Strange Itineraries collects nine fantastic tales by Tim Powers, culled from anthologies (like the mega-horror book, 999), collectible chapbooks, and familiar serials like The Magazine of Fantasy & Science Fiction and Asimov’s SF Magazine. It’s a great sampling of Powers’ talent (as well as that of James P. Blaylock, his collaborator on one third of the stories included here — almost enough to make me think he deserves to share the book’s byline). The stories range from peculiar fantasy to disturbing (but subtle) psychological horror and twisted alternate reality. Powers is not a horror writer in the strictest sense, but he can be very dark and mind-bending (and often, funny), but what really floors me is his sheer imagination. He takes risks and always pulls it off.
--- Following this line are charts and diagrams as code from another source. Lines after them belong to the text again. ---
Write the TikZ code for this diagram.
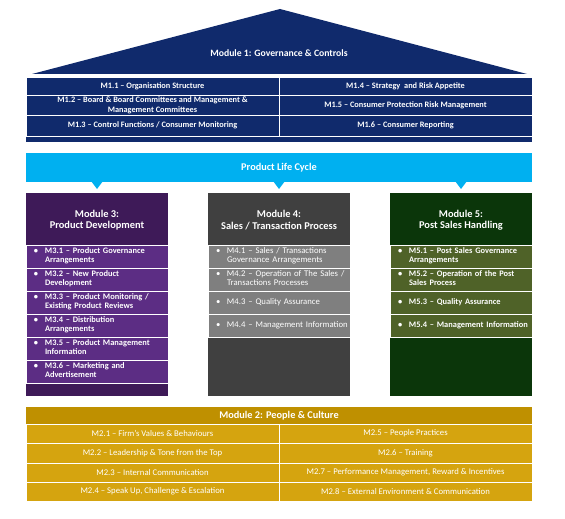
\documentclass[tikz,border=0pt]{standalone}
\usepackage{fontspec}
\setmainfont{Carlito}
\usetikzlibrary{positioning}

\definecolor{govnavy}{HTML}{102A6C}
\definecolor{lifeblue}{HTML}{00B0F0}
\definecolor{pdark}{HTML}{3E1A58}
\definecolor{pitem}{HTML}{5C2D84}
\definecolor{sdark}{HTML}{404040}
\definecolor{sitem}{HTML}{7F7F7F}
\definecolor{hdark}{HTML}{0B360A}
\definecolor{hitem}{HTML}{4F6228}
\definecolor{goldhead}{HTML}{BF9000}
\definecolor{goldrow}{HTML}{D5A40F}

\newcommand{\bul}[1]{\makebox[11pt][l]{\textbullet}\begin{tabular}[t]{@{}l@{}}#1\end{tabular}}

\tikzset{
	govcell/.style={draw=white, line width=0.8pt, fill=govnavy, text=white, minimum width=253, inner sep=0pt, align=center, font=\fontsize{8.3}{10}\selectfont\bfseries},
	pplcell/.style={draw=white, line width=0.8pt, fill=goldrow, text=white, minimum width=253, inner sep=0pt, align=center, font=\fontsize{8.7}{10}\selectfont},
	modcol/.style={minimum width=142, minimum height=203, inner sep=0pt},
	modhead/.style={text=white, align=center, font=\fontsize{10.4}{11.5}\selectfont\bfseries},
	moditem/.style={draw=white, line width=0.8pt, minimum width=142, minimum height=23, text width=126, inner xsep=8pt, inner ysep=0pt, align=left, text=white, font=\fontsize{8.4}{9}\selectfont\bfseries},
	bigbar/.style={minimum width=506, inner sep=0pt, text=white, font=\fontsize{10.3}{12}\selectfont\bfseries},
}

\begin{document}
\begin{tikzpicture}[x=1pt, y=-1pt]
		\useasboundingbox (0,0) rectangle (565,519);
		
		%%%%% MODULE 1 %%%%%
		
		\fill[govnavy] (32,74) -- (280,9) -- (527,74) -- cycle;
		\node[text=white, font=\fontsize{9.7}{11}\selectfont\bfseries] (m1title) at (279,53) {Module 1: Governance \& Controls};
		
		\node[fill=govnavy, minimum width=506, minimum height=65, inner sep=0pt] (m1base) at (279,109.5) {};
		\node[govcell, minimum height=18] (m11) at (152.5,86) {M1.1 -- Organisation Structure};
		\node[govcell, minimum height=20] (m12) at (152.5,105) {M1.2 -- Board \& Board Committees and Management \&\\Management Committees};
		\node[govcell, minimum height=21.5] (m13) at (152.5,125.75) {M1.3 -- Control Functions / Consumer Monitoring};
		\node[govcell, minimum height=18] (m14) at (405.5,86) {M1.4 -- Strategy\ \ and Risk Appetite};
		\node[govcell, minimum height=20] (m15) at (405.5,105) {M1.5 -- Consumer Protection Risk Management};
		\node[govcell, minimum height=21.5] (m16) at (405.5,125.75) {M1.6 -- Consumer Reporting};
		
		%%%%% PRODUCT LIFE CYCLE %%%%%
		
		\node[bigbar, fill=lifeblue, minimum height=29] (plc) at (279,167.5) {Product Life Cycle};
		\foreach \cx in {97,279,461}
			\fill[lifeblue] (\cx-6,181) -- (\cx+6,181) -- (\cx,189) -- cycle;
		
		%%%%% MODULE 3 %%%%%
		
		\node[modcol, fill=pdark] (m3col) at (97,294.5) {};
		\node[modhead] (m3head) at (97,220) {Module 3:\\Product Development};
		\node[moditem, fill=pitem] (m31) at (97,256.5) {\bul{M3.1 -- Product Governance\\Arrangements}};
		\node[moditem, fill=pitem] (m32) at (97,279.5) {\bul{M3.2 -- New Product\\Development}};
		\node[moditem, fill=pitem] (m33) at (97,302.5) {\bul{M3.3 -- Product Monitoring /\\Existing Product Reviews}};
		\node[moditem, fill=pitem] (m34) at (97,325.5) {\bul{M3.4 -- Distribution\\Arrangements}};
		\node[moditem, fill=pitem] (m35) at (97,348.5) {\bul{M3.5 -- Product Management\\Information}};
		\node[moditem, fill=pitem] (m36) at (97,371.5) {\bul{M3.6 -- Marketing and\\Advertisement}};
		
		%%%%% MODULE 4 %%%%%
		
		\node[modcol, fill=sdark] (m4col) at (279,294.5) {};
		\node[modhead] (m4head) at (279,220) {Module 4:\\Sales / Transaction Process};
		\node[moditem, fill=sitem, font=\fontsize{8.7}{9}\selectfont] (m41) at (279,256.5) {\bul{M4.1 -- Sales / Transactions\\Governance Arrangements}};
		\node[moditem, fill=sitem, font=\fontsize{8.7}{9}\selectfont] (m42) at (279,279.5) {\bul{M4.2 -- Operation of The Sales /\\Transactions Processes}};
		\node[moditem, fill=sitem, font=\fontsize{8.7}{9}\selectfont] (m43) at (279,302.5) {\bul{M4.3 -- Quality Assurance}};
		\node[moditem, fill=sitem, font=\fontsize{8.7}{9}\selectfont] (m44) at (279,325.5) {\bul{M4.4 -- Management Information}};
		
		%%%%% MODULE 5 %%%%%
		
		\node[modcol, fill=hdark] (m5col) at (461,294.5) {};
		\node[modhead] (m5head) at (461,220) {Module 5:\\Post Sales Handling};
		\node[moditem, fill=hitem] (m51) at (461,256.5) {\bul{M5.1 -- Post Sales Governance\\Arrangements}};
		\node[moditem, fill=hitem] (m52) at (461,279.5) {\bul{M5.2 -- Operation of the Post\\Sales Process}};
		\node[moditem, fill=hitem] (m53) at (461,302.5) {\bul{M5.3 -- Quality Assurance}};
		\node[moditem, fill=hitem] (m54) at (461,325.5) {\bul{M5.4 -- Management Information}};
		
		%%%%% MODULE 2 %%%%%
		
		\node[bigbar, fill=goldhead, minimum height=17] (m2head) at (279,415.5) {Module 2: People \& Culture};
		\node[pplcell, minimum height=19] (m21) at (152.5,433.5) {M2.1 -- Firm’s Values \& Behaviours};
		\node[pplcell, minimum height=20] (m22) at (152.5,453) {M2.2 -- Leadership \& Tone from the Top};
		\node[pplcell, minimum height=19] (m23) at (152.5,472.5) {M2.3 -- Internal Communication};
		\node[pplcell, minimum height=19] (m24) at (152.5,491.5) {M2.4 -- Speak Up, Challenge \& Escalation};
		\node[pplcell, minimum height=19] (m25) at (405.5,433.5) {M2.5 -- People Practices};
		\node[pplcell, minimum height=20] (m26) at (405.5,453) {M2.6 -- Training};
		\node[pplcell, minimum height=19] (m27) at (405.5,472.5) {M2.7 -- Performance Management, Reward \& Incentives};
		\node[pplcell, minimum height=19] (m28) at (405.5,491.5) {M2.8 -- External Environment \& Communication};
		
	\end{tikzpicture}
\end{document}
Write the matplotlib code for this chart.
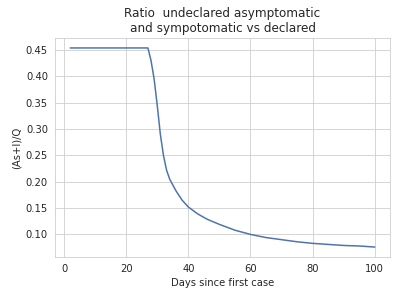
import matplotlib
matplotlib.use("Agg")
import matplotlib.pyplot as plt
import seaborn as sns

days = [2, 27, 28, 29, 30, 31, 32, 33, 34, 36, 38, 40, 43, 46, 50, 55,
        60, 65, 70, 75, 80, 85, 90, 95, 100]
ratio = [0.454, 0.454, 0.43, 0.395, 0.345, 0.29, 0.25, 0.222, 0.205, 0.183,
         0.165, 0.152, 0.139, 0.129, 0.119, 0.108, 0.100, 0.094, 0.090,
         0.086, 0.083, 0.081, 0.079, 0.078, 0.076]

sns.set_style("whitegrid")
fig = plt.figure(figsize=(397 / 72, 296 / 72), dpi=72)
ax = fig.add_axes([55 / 397, 1 - 257 / 296, 335 / 397, 219 / 296])
ax.plot(days, ratio, color="#4c72b0", linewidth=1.5)
ax.set_title("Ratio  undeclared asymptomatic\nand sympotomatic vs declared", fontsize=12)
ax.set_xlabel("Days since first case", fontsize=10)
ax.set_ylabel("(As+I)/Q", fontsize=10)
ax.tick_params(labelsize=10)
fig.savefig("out.png", dpi=72)
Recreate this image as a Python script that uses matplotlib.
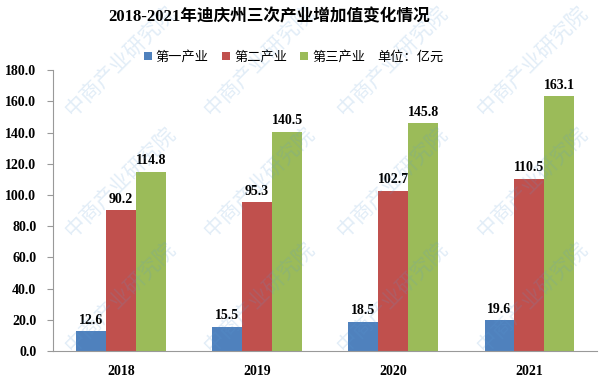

In his introduction, Paul di Filippo refers to this collection as a book of “haunted” stories. This is an excellent way to think of Strange Itineraries — though it is not so much a collection of “ghost stories” as it is a tour of diverse settings where things are not as they seem. In the title piece, “Itinerary,” a character steps into a short circuit in space and time and Powers’ effectively loops the plot structure of this story in a way that really gets you at the end. (You’ll also learn why this book has a porcelain duck on its cover). One of the darkest tales in the collection, “Through and Through,” visits a priest with a ghost in his confessional, a specter who looks him “through and through” with surprising results. “Pat Moore” is the doppleganger story to end all doppleganger stories, where the title character encounters more Pat Moores than even Pat Moore can imagine. In “The Better Boy” — perhaps the best “magical garden” tale I’ve ever read — Powers shows what happens when a man’s “inventor’s pants” go missing and throw off his plans for the tomatoes…and so much more. The closing story, “Night Moves,” invokes the specter of death in a mind bending and sophisticated way, rife with irony. I really can’t describe these stories without either relying on gross overgeneralizations or spoiling things by giving everything away. So I’ll just stop now and say that if you’re looking for an escape, climb aboard Strange Itineraries and prepare to launch on a very bizarre tour hosted by one of the most brilliant imaginations of our day.
Strange Itineraries is available in trade paperback for $15.95 (US) from Tachyon Publications. (And congratulations to Tachyon on their tenth anniversary!)